### COLLECTED DATA
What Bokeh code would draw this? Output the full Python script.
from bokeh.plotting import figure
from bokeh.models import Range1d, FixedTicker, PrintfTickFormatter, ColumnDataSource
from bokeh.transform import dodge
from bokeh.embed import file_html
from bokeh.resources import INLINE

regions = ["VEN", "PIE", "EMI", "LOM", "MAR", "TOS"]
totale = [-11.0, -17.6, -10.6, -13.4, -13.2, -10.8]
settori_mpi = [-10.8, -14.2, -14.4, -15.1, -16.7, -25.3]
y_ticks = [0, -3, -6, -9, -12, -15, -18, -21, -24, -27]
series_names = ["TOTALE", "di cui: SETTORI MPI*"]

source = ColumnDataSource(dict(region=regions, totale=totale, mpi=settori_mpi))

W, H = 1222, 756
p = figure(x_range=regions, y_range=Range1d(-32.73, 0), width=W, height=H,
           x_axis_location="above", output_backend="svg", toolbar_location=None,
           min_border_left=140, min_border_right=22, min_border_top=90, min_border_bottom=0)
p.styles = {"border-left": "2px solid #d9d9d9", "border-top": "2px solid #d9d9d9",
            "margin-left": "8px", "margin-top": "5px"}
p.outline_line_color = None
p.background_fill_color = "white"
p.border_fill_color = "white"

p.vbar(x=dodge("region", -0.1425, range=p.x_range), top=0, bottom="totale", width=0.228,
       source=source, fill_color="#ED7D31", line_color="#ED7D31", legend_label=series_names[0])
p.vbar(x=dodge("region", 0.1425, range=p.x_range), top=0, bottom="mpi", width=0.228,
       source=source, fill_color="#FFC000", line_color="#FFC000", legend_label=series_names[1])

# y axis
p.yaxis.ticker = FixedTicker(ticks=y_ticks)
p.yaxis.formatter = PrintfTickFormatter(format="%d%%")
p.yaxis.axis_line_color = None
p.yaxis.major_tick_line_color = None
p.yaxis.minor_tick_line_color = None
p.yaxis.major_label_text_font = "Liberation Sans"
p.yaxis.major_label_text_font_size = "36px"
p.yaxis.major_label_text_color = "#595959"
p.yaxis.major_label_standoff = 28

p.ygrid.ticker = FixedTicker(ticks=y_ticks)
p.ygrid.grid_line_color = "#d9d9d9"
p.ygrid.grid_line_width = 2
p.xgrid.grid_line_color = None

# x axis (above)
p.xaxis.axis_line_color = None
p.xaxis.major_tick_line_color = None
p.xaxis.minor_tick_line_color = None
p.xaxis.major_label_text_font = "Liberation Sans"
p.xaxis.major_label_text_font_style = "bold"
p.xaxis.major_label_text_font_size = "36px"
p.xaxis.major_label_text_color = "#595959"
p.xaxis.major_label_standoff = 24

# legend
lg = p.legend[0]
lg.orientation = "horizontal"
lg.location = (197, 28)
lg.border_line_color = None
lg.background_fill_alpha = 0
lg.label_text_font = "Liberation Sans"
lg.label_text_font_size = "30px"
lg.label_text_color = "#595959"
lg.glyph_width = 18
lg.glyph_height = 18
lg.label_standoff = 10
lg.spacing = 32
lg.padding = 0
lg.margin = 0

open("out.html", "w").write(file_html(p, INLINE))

### SET EXERCISE
Quote the listing in full, please, keeping every line exact.

### EXPECTED ANSWER
What Bokeh code would draw this? Output the full Python script.
from bokeh.plotting import figure
from bokeh.models import Range1d, FixedTicker, PrintfTickFormatter, ColumnDataSource
from bokeh.transform import dodge
from bokeh.embed import file_html
from bokeh.resources import INLINE

regions = ["VEN", "PIE", "EMI", "LOM", "MAR", "TOS"]
totale = [-11.0, -17.6, -10.6, -13.4, -13.2, -10.8]
settori_mpi = [-10.8, -14.2, -14.4, -15.1, -16.7, -25.3]
y_ticks = [0, -3, -6, -9, -12, -15, -18, -21, -24, -27]
series_names = ["TOTALE", "di cui: SETTORI MPI*"]

source = ColumnDataSource(dict(region=regions, totale=totale, mpi=settori_mpi))

W, H = 1222, 756
p = figure(x_range=regions, y_range=Range1d(-32.73, 0), width=W, height=H,
           x_axis_location="above", output_backend="svg", toolbar_location=None,
           min_border_left=140, min_border_right=22, min_border_top=90, min_border_bottom=0)
p.styles = {"border-left": "2px solid #d9d9d9", "border-top": "2px solid #d9d9d9",
            "margin-left": "8px", "margin-top": "5px"}
p.outline_line_color = None
p.background_fill_color = "white"
p.border_fill_color = "white"

p.vbar(x=dodge("region", -0.1425, range=p.x_range), top=0, bottom="totale", width=0.228,
       source=source, fill_color="#ED7D31", line_color="#ED7D31", legend_label=series_names[0])
p.vbar(x=dodge("region", 0.1425, range=p.x_range), top=0, bottom="mpi", width=0.228,
       source=source, fill_color="#FFC000", line_color="#FFC000", legend_label=series_names[1])

# y axis
p.yaxis.ticker = FixedTicker(ticks=y_ticks)
p.yaxis.formatter = PrintfTickFormatter(format="%d%%")
p.yaxis.axis_line_color = None
p.yaxis.major_tick_line_color = None
p.yaxis.minor_tick_line_color = None
p.yaxis.major_label_text_font = "Liberation Sans"
p.yaxis.major_label_text_font_size = "36px"
p.yaxis.major_label_text_color = "#595959"
p.yaxis.major_label_standoff = 28

p.ygrid.ticker = FixedTicker(ticks=y_ticks)
p.ygrid.grid_line_color = "#d9d9d9"
p.ygrid.grid_line_width = 2
p.xgrid.grid_line_color = None

# x axis (above)
p.xaxis.axis_line_color = None
p.xaxis.major_tick_line_color = None
p.xaxis.minor_tick_line_color = None
p.xaxis.major_label_text_font = "Liberation Sans"
p.xaxis.major_label_text_font_style = "bold"
p.xaxis.major_label_text_font_size = "36px"
p.xaxis.major_label_text_color = "#595959"
p.xaxis.major_label_standoff = 24

# legend
lg = p.legend[0]
lg.orientation = "horizontal"
lg.location = (197, 28)
lg.border_line_color = None
lg.background_fill_alpha = 0
lg.label_text_font = "Liberation Sans"
lg.label_text_font_size = "30px"
lg.label_text_color = "#595959"
lg.glyph_width = 18
lg.glyph_height = 18
lg.label_standoff = 10
lg.spacing = 32
lg.padding = 0
lg.margin = 0

open("out.html", "w").write(file_html(p, INLINE))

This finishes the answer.